Records for processing ->
## begin

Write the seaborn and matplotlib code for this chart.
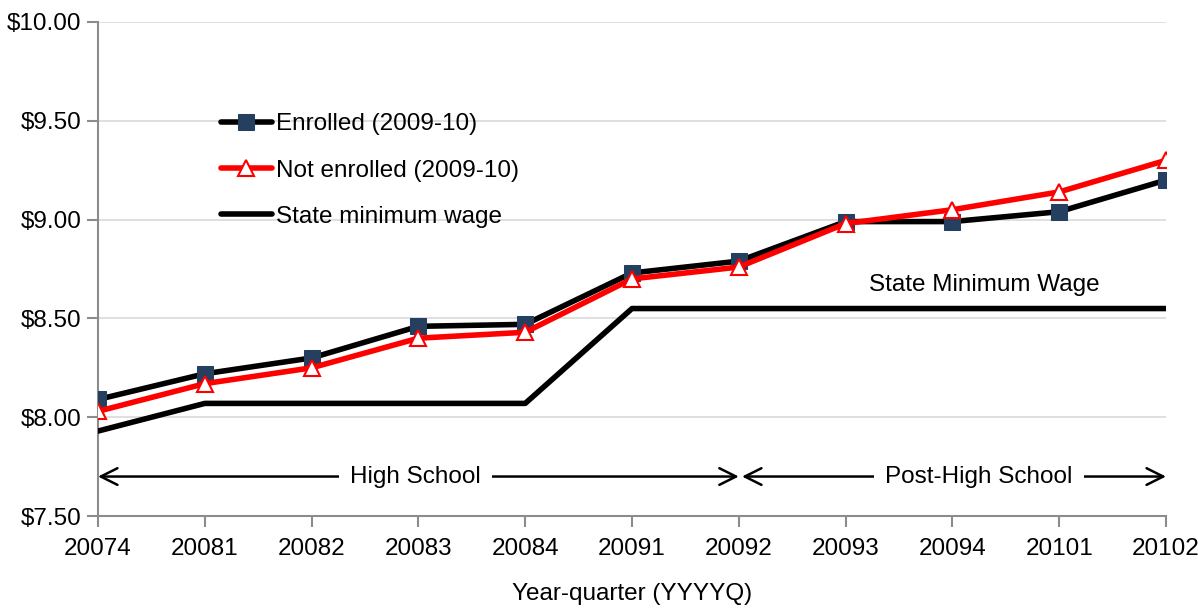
import pandas as pd
import matplotlib.pyplot as plt
import matplotlib.ticker as mticker
import seaborn as sns

quarters = ["20074", "20081", "20082", "20083", "20084", "20091",
            "20092", "20093", "20094", "20101", "20102"]
enrolled = [8.09, 8.22, 8.30, 8.46, 8.47, 8.73, 8.79, 8.99, 8.99, 9.04, 9.20]
not_enrolled = [8.03, 8.17, 8.25, 8.40, 8.43, 8.70, 8.76, 8.98, 9.05, 9.14, 9.30]
min_wage = [7.93, 8.07, 8.07, 8.07, 8.07, 8.55, 8.55, 8.55, 8.55, 8.55, 8.55]

sns.set_style("white")
plt.rcParams["font.family"] = ["Liberation Sans", "DejaVu Sans"]
plt.rcParams["text.color"] = "black"
plt.rcParams["axes.labelcolor"] = "black"
plt.rcParams["xtick.color"] = "black"
plt.rcParams["ytick.color"] = "black"

df = pd.DataFrame({"pos": range(len(quarters)), "quarter": quarters,
                   "enrolled": enrolled, "not_enrolled": not_enrolled,
                   "min_wage": min_wage})

fs = 17.5
fig = plt.figure(figsize=(11.98, 6.10), dpi=100)
ax = fig.add_axes([0.0818, 0.154, 0.8915, 0.810])

navy = "#243F60"
sns.lineplot(data=df, x="pos", y="enrolled", ax=ax, color="black", lw=4,
             marker="s", markersize=11, markerfacecolor=navy, markeredgecolor=navy,
             label="Enrolled (2009-10)", zorder=4)
sns.lineplot(data=df, x="pos", y="not_enrolled", ax=ax, color="red", lw=4,
             marker="^", markersize=11, markerfacecolor="white", markeredgecolor="red",
             markeredgewidth=1.5, label="Not enrolled (2009-10)", zorder=5)
sns.lineplot(data=df, x="pos", y="min_wage", ax=ax, color="black", lw=4,
             label="State minimum wage", zorder=3)

ax.set_xlim(0, len(quarters) - 1)
ax.set_ylim(7.5, 10.0)
ax.set_yticks([7.5, 8.0, 8.5, 9.0, 9.5, 10.0])
ax.yaxis.set_major_formatter(mticker.FuncFormatter(lambda v, p: f"${v:.2f}"))
ax.set_xticks(df["pos"])
ax.set_xticklabels(quarters)
ax.grid(axis="y", color="#d9d9d9", lw=1.2)
ax.set_axisbelow(True)
for s in ["top", "right"]:
    ax.spines[s].set_visible(False)
for s in ["left", "bottom"]:
    ax.spines[s].set_color("#8c8c8c")
    ax.spines[s].set_linewidth(1.5)
ax.tick_params(axis="both", which="major", bottom=True, left=True, direction="out",
               length=8, width=1.5, color="#8c8c8c", labelsize=fs, labelcolor="black")
ax.tick_params(axis="x", pad=8)
ax.tick_params(axis="y", pad=4)
ax.set_xlabel("Year-quarter (YYYYQ)", fontsize=fs, labelpad=16)
ax.set_ylabel("")

# period arrows
arrow_y = 7.70
ax.annotate("", xy=(0, arrow_y), xytext=(6, arrow_y),
            arrowprops=dict(arrowstyle="<->", lw=1.8, color="black",
                            mutation_scale=30, shrinkA=0, shrinkB=0))
ax.annotate("", xy=(6.03, arrow_y), xytext=(10, arrow_y),
            arrowprops=dict(arrowstyle="<->", lw=1.8, color="black",
                            mutation_scale=30, shrinkA=0, shrinkB=0))
ax.text(2.97, arrow_y, "High School", ha="center", va="center", fontsize=fs,
        bbox=dict(fc="white", ec="none", pad=8))
ax.text(8.25, arrow_y, "Post-High School", ha="center", va="center", fontsize=fs,
        bbox=dict(fc="white", ec="none", pad=8))
ax.text(8.3, 8.67, "State Minimum Wage", ha="center", va="center", fontsize=fs)

ax.legend(loc="upper left", bbox_to_anchor=(0.106, 0.835), frameon=False,
          fontsize=fs, handlelength=2.1, handletextpad=0.15, labelspacing=1.0,
          borderaxespad=0)

fig.savefig("out.png", dpi=100)
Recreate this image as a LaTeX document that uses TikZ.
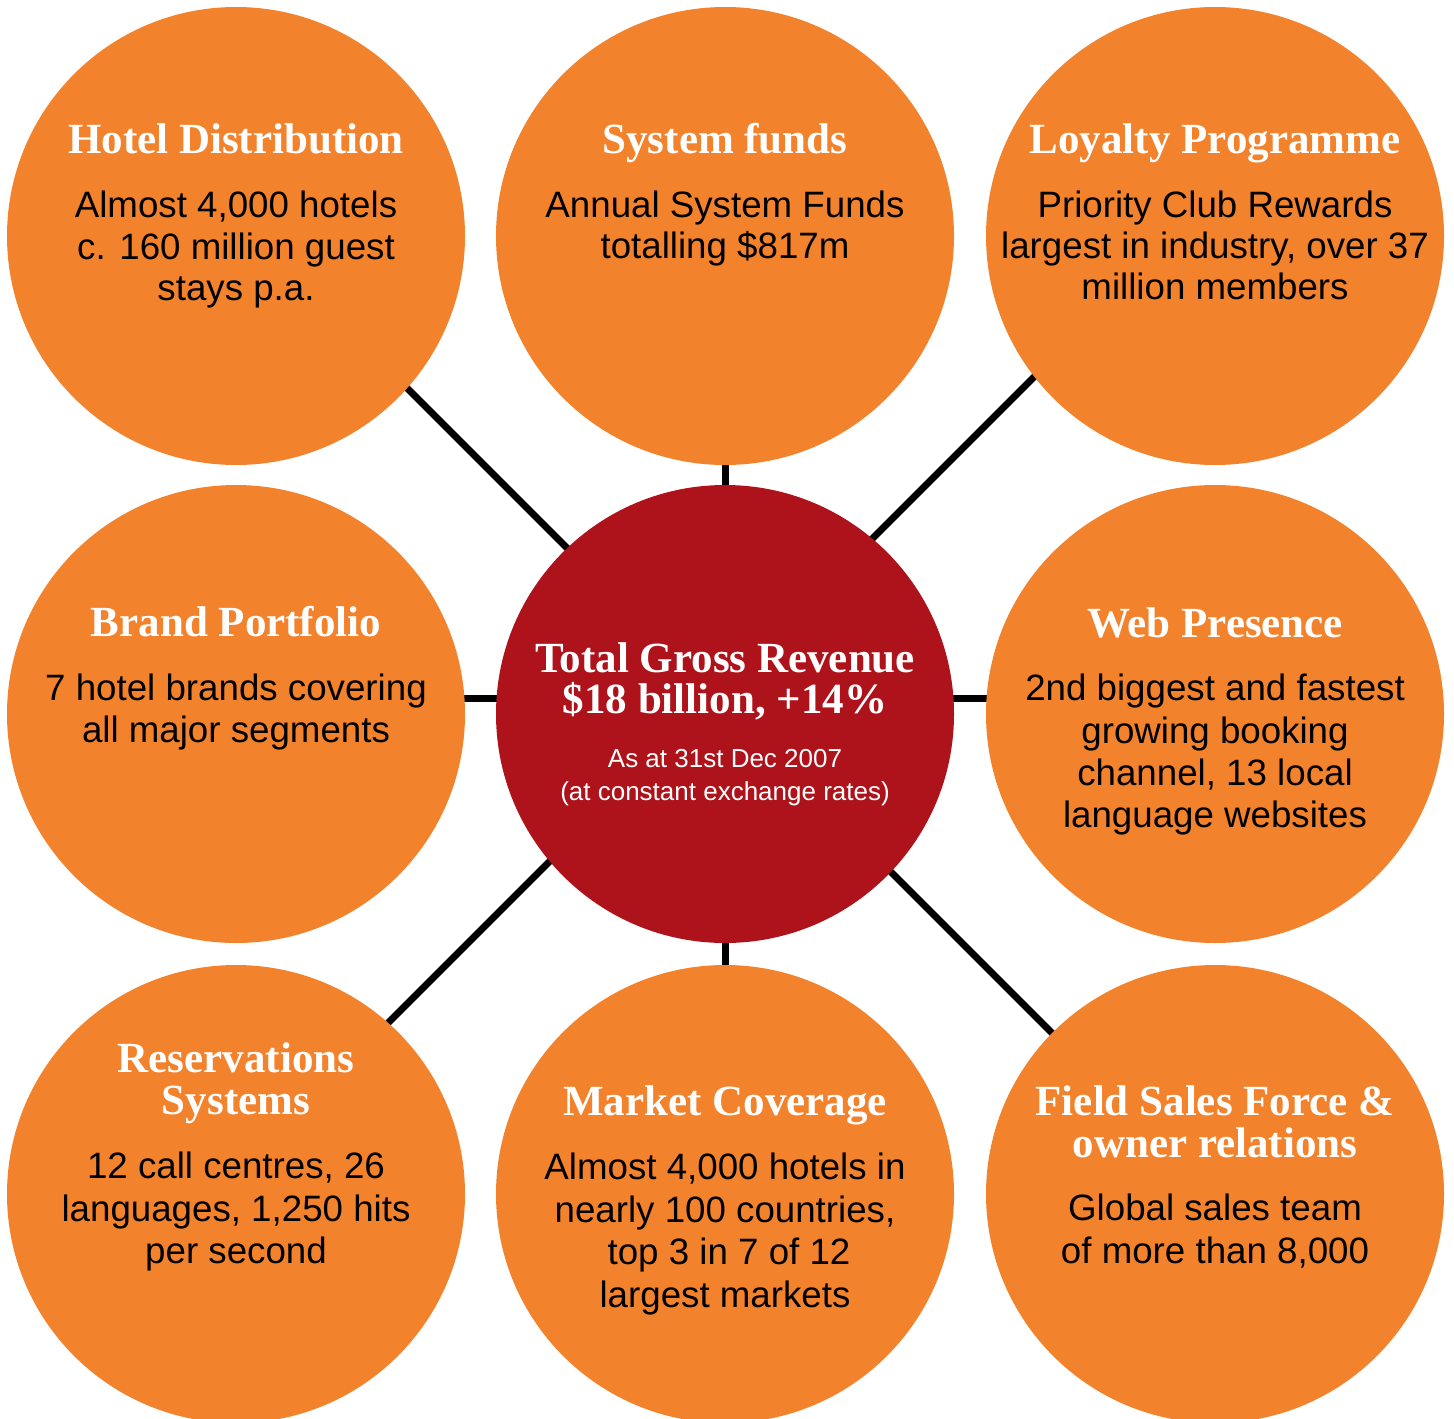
\documentclass[tikz,border=0pt]{standalone}
\usepackage{fontspec}
\setmainfont{Liberation Sans}
\newfontfamily\ttlfam{Liberation Serif}
\usetikzlibrary{backgrounds}
\definecolor{orng}{RGB}{243,130,44}
\definecolor{crimson}{RGB}{174,18,26}
\begin{document}
\begin{tikzpicture}[x=0.5pt,y=-0.5pt,
  bub/.style={circle,fill=orng,minimum size=229pt,inner sep=0pt,outer sep=0pt},
  ctr/.style={bub,fill=crimson},
  ttl/.style={anchor=base,inner sep=0pt,text=white,font=\ttlfam\bfseries\fontsize{21.5}{25}\selectfont},
  bdy/.style={anchor=base,inner sep=0pt,text=black,font=\fontsize{18.35}{22}\selectfont},
  subtxt/.style={anchor=base,inner sep=0pt,text=white,font=\fontsize{13}{16}\selectfont},
  conn/.style={line width=3.5pt,black}]
\useasboundingbox (0,0) rectangle (1454,1418);
\clip (0,0) rectangle (1454,1418);
% circles
\node[bub] (hd) at (236,236) {};
\node[bub] (sf) at (725,236) {};
\node[bub] (lp) at (1215,236) {};
\node[bub] (bp) at (236,714) {};
\node[ctr] (c)  at (725,714) {};
\node[bub] (wp) at (1215,714) {};
\node[bub] (rs) at (236,1194) {};
\node[bub] (mc) at (725,1194) {};
\node[bub] (fs) at (1215,1194) {};
% connector helper coordinates
\coordinate (hub) at (715,696);
\coordinate (hdx) at (315,296);
\coordinate (lpx) at (1115,296);
\coordinate (rsx) at (315,1096);
\coordinate (fsx) at (1115,1096);
\begin{scope}[on background layer]
  \draw[conn] (hub) -- (hdx);
  \draw[conn] (hub) -- (lpx);
  \draw[conn] (hub) -- (rsx);
  \draw[conn] (hub) -- (fsx);
  \draw[conn] ([yshift=8pt]c.center) -- ([yshift=8pt]bp.center);
  \draw[conn] ([yshift=8pt]c.center) -- ([yshift=8pt]wp.center);
  \draw[conn] (c) -- (sf);
  \draw[conn] (c) -- (mc);
\end{scope}
% Hotel Distribution
\node[ttl] (hdt) at (236,153) {Hotel Distribution};
\node[bdy] (hdb1) at (236,217) {Almost 4,000 hotels};
\node[bdy] (hdb2) at (236,259) {c. 160 million guest};
\node[bdy] (hdb3) at (236,300) {stays p.a.};
% System funds
\node[ttl] (sft) at (725,153) {System funds};
\node[bdy] (sfb1) at (725,217) {Annual System Funds};
\node[bdy] (sfb2) at (725,258) {totalling \$817m};
% Loyalty Programme
\node[ttl] (lpt) at (1215,153) {Loyalty Programme};
\node[bdy] (lpb1) at (1215,217) {Priority Club Rewards};
\node[bdy] (lpb2) at (1215,258) {largest in industry, over 37};
\node[bdy] (lpb3) at (1215,299) {million members};
% Brand Portfolio
\node[ttl] (bpt) at (236,636) {Brand Portfolio};
\node[bdy] (bpb1) at (236,700) {7 hotel brands covering};
\node[bdy] (bpb2) at (236,742) {all major segments};
% Centre
\node[ttl] (ct1) at (725,672) {Total Gross Revenue};
\node[ttl] (ct2) at (725,713) {\$18 billion, +14\%};
\node[subtxt] (cs1) at (725,767) {As at 31st Dec 2007};
\node[subtxt] (cs2) at (725,800) {(at constant exchange rates)};
% Web Presence
\node[ttl] (wpt) at (1215,637) {Web Presence};
\node[bdy] (wpb1) at (1215,700) {2nd biggest and fastest};
\node[bdy] (wpb2) at (1215,743) {growing booking};
\node[bdy] (wpb3) at (1215,785) {channel, 13 local};
\node[bdy] (wpb4) at (1215,827) {language websites};
% Reservations Systems
\node[ttl] (rst1) at (236,1072) {Reservations};
\node[ttl] (rst2) at (236,1114) {Systems};
\node[bdy] (rsb1) at (236,1178) {12 call centres, 26};
\node[bdy] (rsb2) at (236,1221) {languages, 1,250 hits};
\node[bdy] (rsb3) at (236,1263) {per second};
% Market Coverage
\node[ttl] (mct) at (725,1115) {Market Coverage};
\node[bdy] (mcb1) at (725,1179) {Almost 4,000 hotels in};
\node[bdy] (mcb2) at (725,1222) {nearly 100 countries,};
\node[bdy] (mcb3) at (729,1264) {top 3 in 7 of 12};
\node[bdy] (mcb4) at (725,1307) {largest markets};
% Field Sales Force
\node[ttl] (fst1) at (1215,1115) {Field Sales Force \&};
\node[ttl] (fst2) at (1215,1157) {owner relations};
\node[bdy] (fsb1) at (1215,1220) {Global sales team};
\node[bdy] (fsb2) at (1215,1263) {of more than 8,000};
\end{tikzpicture}
\end{document}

## end

Given exercise -> Skip every picture and return the lines above from the top through the one that contains "8.55, 8.55, 8.55]".

Task solution ->
Write the seaborn and matplotlib code for this chart.
import pandas as pd
import matplotlib.pyplot as plt
import matplotlib.ticker as mticker
import seaborn as sns

quarters = ["20074", "20081", "20082", "20083", "20084", "20091",
            "20092", "20093", "20094", "20101", "20102"]
enrolled = [8.09, 8.22, 8.30, 8.46, 8.47, 8.73, 8.79, 8.99, 8.99, 9.04, 9.20]
not_enrolled = [8.03, 8.17, 8.25, 8.40, 8.43, 8.70, 8.76, 8.98, 9.05, 9.14, 9.30]
min_wage = [7.93, 8.07, 8.07, 8.07, 8.07, 8.55, 8.55, 8.55, 8.55, 8.55, 8.55]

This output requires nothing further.